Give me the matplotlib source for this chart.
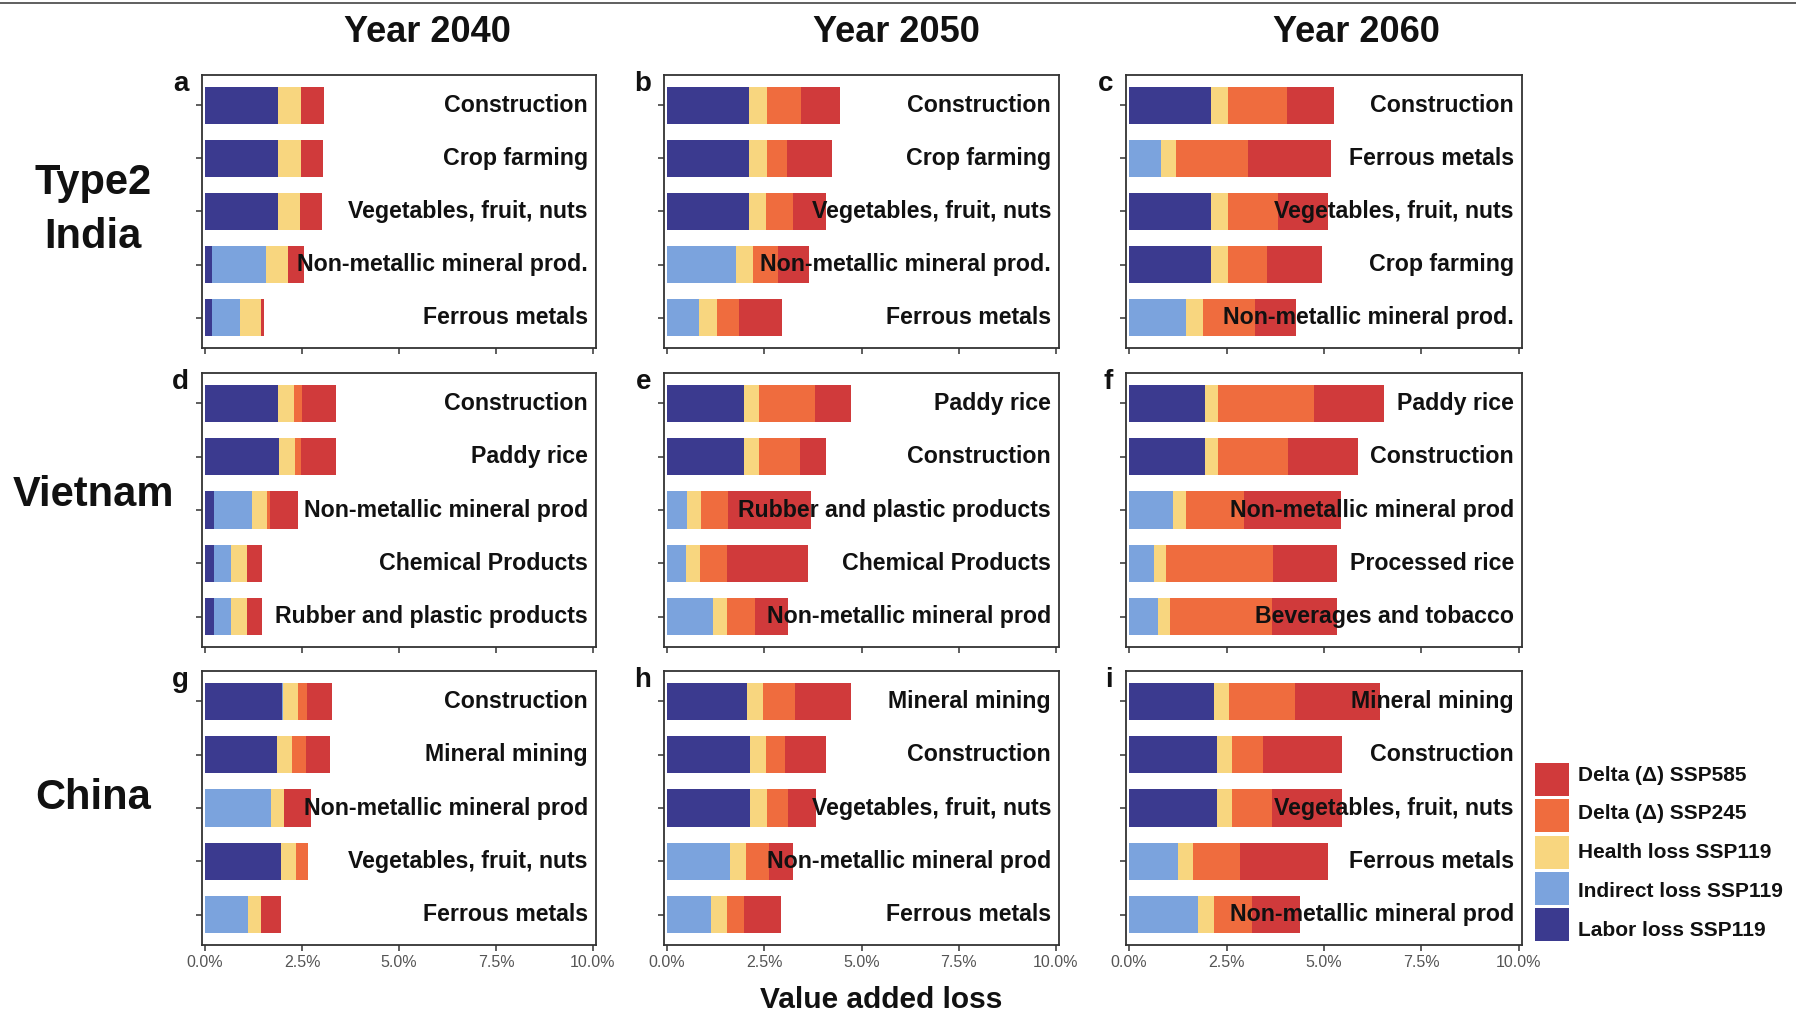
import matplotlib
matplotlib.use("Agg")
import matplotlib.pyplot as plt
import matplotlib.transforms as mtransforms
from matplotlib.patches import Rectangle
from matplotlib.lines import Line2D

plt.rcParams['font.family'] = ['Liberation Sans', 'DejaVu Sans']

# ---------------- data (value added loss, %) ----------------
series_names = ["Labor loss SSP119", "Indirect loss SSP119", "Health loss SSP119",
                "Delta (\u0394) SSP245", "Delta (\u0394) SSP585"]
series_colors = ["#3B3A8F", "#7BA3DD", "#F8D67F", "#EF6C3E", "#D03A3B"]

col_titles = ["Year 2040", "Year 2050", "Year 2060"]
row_titles = ["Type2\nIndia", "Vietnam", "China"]
panel_letters = ["a", "b", "c", "d", "e", "f", "g", "h", "i"]
x_ticks = [0.0, 2.5, 5.0, 7.5, 10.0]
x_tick_labels = ["0.0%", "2.5%", "5.0%", "7.5%", "10.0%"]

# a: India 2040
a_sectors = ["Construction", "Crop farming", "Vegetables, fruit, nuts", "Non-metallic mineral prod.", "Ferrous metals"]
a_labor = [1.88, 1.875, 1.875, 0.18, 0.18]
a_indirect = [0, 0, 0, 1.38, 0.71]
a_health = [0.60, 0.59, 0.57, 0.565, 0.56]
a_d245 = [0, 0, 0, 0, 0]
a_d585 = [0.59, 0.58, 0.58, 0.42, 0.06]

# b: India 2050
b_sectors = ["Construction", "Crop farming", "Vegetables, fruit, nuts", "Non-metallic mineral prod.", "Ferrous metals"]
b_labor = [2.11, 2.11, 2.105, 0, 0]
b_indirect = [0, 0, 0, 1.78, 0.825]
b_health = [0.45, 0.45, 0.44, 0.44, 0.45]
b_d245 = [0.885, 0.53, 0.70, 0.64, 0.575]
b_d585 = [1.005, 1.14, 0.85, 0.78, 1.10]

# c: India 2060
c_sectors = ["Construction", "Ferrous metals", "Vegetables, fruit, nuts", "Crop farming", "Non-metallic mineral prod."]
c_labor = [2.105, 0, 2.105, 2.105, 0]
c_indirect = [0, 0.81, 0, 0, 1.47]
c_health = [0.44, 0.40, 0.44, 0.43, 0.42]
c_d245 = [1.51, 1.84, 1.28, 0.99, 1.35]
c_d585 = [1.21, 2.14, 1.29, 1.42, 1.05]

# d: Vietnam 2040
d_sectors = ["Construction", "Paddy rice", "Non-metallic mineral prod", "Chemical Products", "Rubber and plastic products"]
d_labor = [1.88, 1.90, 0.23, 0.23, 0.23]
d_indirect = [0, 0, 0.97, 0.44, 0.44]
d_health = [0.41, 0.41, 0.39, 0.41, 0.41]
d_d245 = [0.20, 0.17, 0.09, 0, 0]
d_d585 = [0.89, 0.90, 0.72, 0.38, 0.38]

# e: Vietnam 2050
e_sectors = ["Paddy rice", "Construction", "Rubber and plastic products", "Chemical Products", "Non-metallic mineral prod"]
e_labor = [1.98, 1.98, 0, 0, 0]
e_indirect = [0, 0, 0.51, 0.48, 1.18]
e_health = [0.39, 0.39, 0.36, 0.36, 0.37]
e_d245 = [1.44, 1.05, 0.70, 0.70, 0.71]
e_d585 = [0.93, 0.67, 2.14, 2.08, 0.84]

# f: Vietnam 2060
f_sectors = ["Paddy rice", "Construction", "Non-metallic mineral prod", "Processed rice", "Beverages and tobacco"]
f_labor = [1.95, 1.95, 0, 0, 0]
f_indirect = [0, 0, 1.12, 0.63, 0.73]
f_health = [0.34, 0.34, 0.33, 0.31, 0.31]
f_d245 = [2.46, 1.79, 1.50, 2.74, 2.63]
f_d585 = [1.79, 1.80, 2.48, 1.66, 1.67]

# g: China 2040
g_sectors = ["Construction", "Mineral mining", "Non-metallic mineral prod", "Vegetables, fruit, nuts", "Ferrous metals"]
g_labor = [1.98, 1.86, 0, 1.97, 0]
g_indirect = [0.03, 0, 1.70, 0, 1.11]
g_health = [0.385, 0.38, 0.33, 0.37, 0.34]
g_d245 = [0.23, 0.36, 0, 0.31, 0]
g_d585 = [0.64, 0.625, 0.69, 0, 0.52]

# h: China 2050
h_sectors = ["Mineral mining", "Construction", "Vegetables, fruit, nuts", "Non-metallic mineral prod", "Ferrous metals"]
h_labor = [2.06, 2.14, 2.14, 0, 0]
h_indirect = [0, 0, 0, 1.61, 1.13]
h_health = [0.41, 0.40, 0.42, 0.41, 0.41]
h_d245 = [0.82, 0.48, 0.55, 0.60, 0.45]
h_d585 = [1.43, 1.07, 0.73, 0.61, 0.95]

# i: China 2060
i_sectors = ["Mineral mining", "Construction", "Vegetables, fruit, nuts", "Ferrous metals", "Non-metallic mineral prod"]
i_labor = [2.17, 2.25, 2.245, 0, 0]
i_indirect = [0, 0, 0, 1.25, 1.78]
i_health = [0.39, 0.39, 0.40, 0.39, 0.39]
i_d245 = [1.69, 0.79, 1.02, 1.20, 0.985]
i_d585 = [2.18, 2.02, 1.79, 2.25, 1.225]

panels = [
    (a_sectors, [a_labor, a_indirect, a_health, a_d245, a_d585]),
    (b_sectors, [b_labor, b_indirect, b_health, b_d245, b_d585]),
    (c_sectors, [c_labor, c_indirect, c_health, c_d245, c_d585]),
    (d_sectors, [d_labor, d_indirect, d_health, d_d245, d_d585]),
    (e_sectors, [e_labor, e_indirect, e_health, e_d245, e_d585]),
    (f_sectors, [f_labor, f_indirect, f_health, f_d245, f_d585]),
    (g_sectors, [g_labor, g_indirect, g_health, g_d245, g_d585]),
    (h_sectors, [h_labor, h_indirect, h_health, h_d245, h_d585]),
    (i_sectors, [i_labor, i_indirect, i_health, i_d245, i_d585]),
]

# ---------------- layout ----------------
W, H = 1796, 1021
fig = plt.figure(figsize=(W / 100, H / 100), dpi=100)


def fx(px):
    return px / W


def fy(py):
    return 1 - py / H


col_px = [(202, 596), (664, 1059), (1126, 1522)]
row_px = [(75, 348), (373, 647), (671, 945)]
spine_col = "#333333"

for k, (sectors, series) in enumerate(panels):
    r, c = divmod(k, 3)
    l, rr = col_px[c]
    t, b = row_px[r]
    ax = fig.add_axes([fx(l), fy(b), fx(rr) - fx(l), (b - t) / H])
    y = list(range(len(sectors)))
    left = [0.0] * len(sectors)
    for vals, col, name in zip(series, series_colors, series_names):
        ax.barh(y, vals, left=left, height=0.7, color=col, linewidth=0, label=name)
        left = [a + v for a, v in zip(left, vals)]
    ax.set_xlim(-0.08, 10.08)
    ax.set_ylim(4.57, -0.57)
    ax.set_yticks(y)
    ax.set_yticklabels([])
    ax.set_xticks(x_ticks)
    if r == 2:
        ax.set_xticklabels(x_tick_labels, fontsize=11.5, color="#555555")
    else:
        ax.set_xticklabels([])
    ax.tick_params(axis="both", length=4.5, width=1.1, color=spine_col, pad=2.5)
    for sp in ax.spines.values():
        sp.set_color(spine_col)
        sp.set_linewidth(1.3)
    trans = mtransforms.blended_transform_factory(ax.transAxes, ax.transData)
    for yi, name in zip(y, sectors):
        ax.text(1 - 8 / (rr - l), yi, name, transform=trans, ha="right", va="center",
                fontsize=16.7, fontweight="bold", color="#111111", zorder=5)
    fig.text(fx(l - 13), fy(t + 9), panel_letters[k], ha="right", va="center",
             fontsize=20, fontweight="bold", color="#111111")

# column titles
for c, (title, xc) in enumerate(zip(col_titles, [427, 896, 1356])):
    fig.text(fx(xc), fy(33), title, ha="center", va="center", fontsize=26,
             fontweight="bold", color="#111111")

# row titles
for title, yc in zip(row_titles, [210, 495, 798]):
    fig.text(fx(93), fy(yc), title, ha="center", va="center", fontsize=30,
             fontweight="bold", color="#111111", linespacing=1.42, multialignment="center")

# x label
fig.text(fx(881), fy(1000), "Value added loss", ha="center", va="center", fontsize=21.5,
         fontweight="bold", color="#111111")

# legend (top to bottom: reversed stacking order)
for j, (name, col) in enumerate(zip(series_names[::-1], series_colors[::-1])):
    top = 763 + 36.25 * j
    fig.add_artist(Rectangle((fx(1535), fy(top + 33)), 34 / W, 33 / H,
                             transform=fig.transFigure, facecolor=col, edgecolor="none"))
    fig.text(fx(1578), fy(775 + 38.75 * j), name, ha="left", va="center", fontsize=15,
             fontweight="bold", color="#111111")

# top border line
fig.add_artist(Line2D([0, 1], [fy(3.5), fy(3.5)], transform=fig.transFigure,
                      color="#444444", linewidth=1.2))

fig.savefig("out.png", dpi=100)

- [What needs to be done]
Every line from the top of the material above through the line with "d_d585 = [0.89, 0.90, 0.72, 0.38, 0.38]" should be duplicated exactly, please; leave out the pictures.

- [Solution for this problem]
Give me the matplotlib source for this chart.
import matplotlib
matplotlib.use("Agg")
import matplotlib.pyplot as plt
import matplotlib.transforms as mtransforms
from matplotlib.patches import Rectangle
from matplotlib.lines import Line2D

plt.rcParams['font.family'] = ['Liberation Sans', 'DejaVu Sans']

# ---------------- data (value added loss, %) ----------------
series_names = ["Labor loss SSP119", "Indirect loss SSP119", "Health loss SSP119",
                "Delta (\u0394) SSP245", "Delta (\u0394) SSP585"]
series_colors = ["#3B3A8F", "#7BA3DD", "#F8D67F", "#EF6C3E", "#D03A3B"]

col_titles = ["Year 2040", "Year 2050", "Year 2060"]
row_titles = ["Type2\nIndia", "Vietnam", "China"]
panel_letters = ["a", "b", "c", "d", "e", "f", "g", "h", "i"]
x_ticks = [0.0, 2.5, 5.0, 7.5, 10.0]
x_tick_labels = ["0.0%", "2.5%", "5.0%", "7.5%", "10.0%"]

# a: India 2040
a_sectors = ["Construction", "Crop farming", "Vegetables, fruit, nuts", "Non-metallic mineral prod.", "Ferrous metals"]
a_labor = [1.88, 1.875, 1.875, 0.18, 0.18]
a_indirect = [0, 0, 0, 1.38, 0.71]
a_health = [0.60, 0.59, 0.57, 0.565, 0.56]
a_d245 = [0, 0, 0, 0, 0]
a_d585 = [0.59, 0.58, 0.58, 0.42, 0.06]

# b: India 2050
b_sectors = ["Construction", "Crop farming", "Vegetables, fruit, nuts", "Non-metallic mineral prod.", "Ferrous metals"]
b_labor = [2.11, 2.11, 2.105, 0, 0]
b_indirect = [0, 0, 0, 1.78, 0.825]
b_health = [0.45, 0.45, 0.44, 0.44, 0.45]
b_d245 = [0.885, 0.53, 0.70, 0.64, 0.575]
b_d585 = [1.005, 1.14, 0.85, 0.78, 1.10]

# c: India 2060
c_sectors = ["Construction", "Ferrous metals", "Vegetables, fruit, nuts", "Crop farming", "Non-metallic mineral prod."]
c_labor = [2.105, 0, 2.105, 2.105, 0]
c_indirect = [0, 0.81, 0, 0, 1.47]
c_health = [0.44, 0.40, 0.44, 0.43, 0.42]
c_d245 = [1.51, 1.84, 1.28, 0.99, 1.35]
c_d585 = [1.21, 2.14, 1.29, 1.42, 1.05]

# d: Vietnam 2040
d_sectors = ["Construction", "Paddy rice", "Non-metallic mineral prod", "Chemical Products", "Rubber and plastic products"]
d_labor = [1.88, 1.90, 0.23, 0.23, 0.23]
d_indirect = [0, 0, 0.97, 0.44, 0.44]
d_health = [0.41, 0.41, 0.39, 0.41, 0.41]
d_d245 = [0.20, 0.17, 0.09, 0, 0]
d_d585 = [0.89, 0.90, 0.72, 0.38, 0.38]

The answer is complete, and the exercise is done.